The preponderance of the rougher sex was very strongly marked at Waverley
House. Fifty gentlemen sat down to dinner, and only three ladies,
inclusive of the landlady. Fifty-three cups of tea graced the table, which
was likewise ornamented with six boiled legs of mutton, numerous dishes of
splendid potatoes, and corn-cobs, squash, and pumpkin-pie, in true
colonial abundance.
I cannot forbear giving a conversation which took place at a meal at this
inn, as it is very characteristic of the style of persons whom one
continually meets with in travelling in these colonies: "I guess you're
from the Old Country?" commenced my vis-à-vis; to which recognition of
my nationality I humbly bowed. "What do you think of us here d own east?"
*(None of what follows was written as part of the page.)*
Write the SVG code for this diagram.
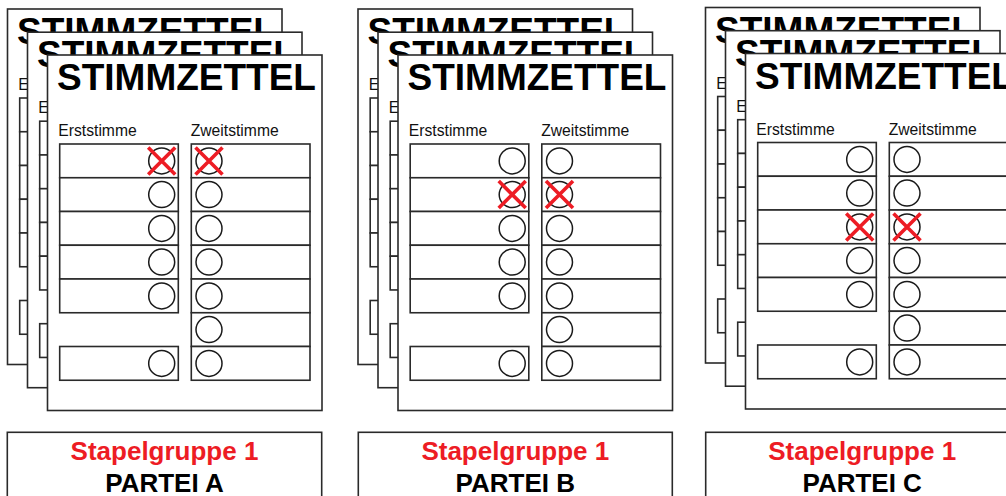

"I have been so short a time in these provinces, that I cannot form any
just opinion." "Oh, but you must have formed some; we like to know what
Old Country folks think of us." Thus asked, I could not avoid making some
reply, and said, "I think there is a great want of systematic enterprise
in these colonies; you do not avail yourselves of the great natural
advantages which you possess." "Well, the fact is, old father Jackey Bull
ought to help us, or let us go off on our own hook right entirely." "You
have responsible government, and, to use your own phrase, you are on 'your
own hook' in all but the name." "Well, I guess as we are; we're a long
chalk above the Yankees, though them is fellers as thinks nobody's got
their eye teeth cut but themselves."
The self-complacent ignorance with which this remark was made was
ludicrous in the extreme. He began again: "What do you think of Nova
Scotia and the 'Blue Noses'? Halifax is a grand place, surely!" "At
Halifax I found the best inn such a one as no respectable American would
condescend to sleep at, and a town of shingles, with scarcely any
sidewalks. The people were talking largely of railways and steamers, yet I
travelled by the mail to Truro and Pictou in a conveyance that would
scarcely have been tolerated in England two centuries ago. The people of
Halifax possess the finest harbour in North America, yet they have no
docks, and scarcely any shipping. The Nova-Scotians, it is known, have
iron, coal, slate, limestone, and freestone, and their shores swarm with
fish, yet they spend their time in talking about railways, docks, and the
House of Assembly, and end by walking about doing nothing."
"Yes," chimed in a Boston sea-captain, who had been our fellow-passenger
from Europe, and prided himself upon being a "thorough-going down-easter,"
"it takes as long for a Blue Nose to put on his hat as for one of our free
and enlightened citizens to go from Bosting to New Orleens. If we don't
whip all creation it's a pity! Why, stranger, if you were to go to
Connecticut, and tell 'em what you've been telling this ere child, they'd
guess you'd been with Colonel Crockett."
"Well, I proceeded, in answer to another question from the New-
Brunswicker," if you wish to go to the north of your own province, you
require to go round Nova Scotia by sea. I understand that a railway to the
Bay of Chaleur has been talked about, but I suppose it has ended where it
began; and, for want of a railway to Halifax, even the Canadian traffic
has been diverted to Portland."
"We want to invest some of our surplus revenue," said the captain.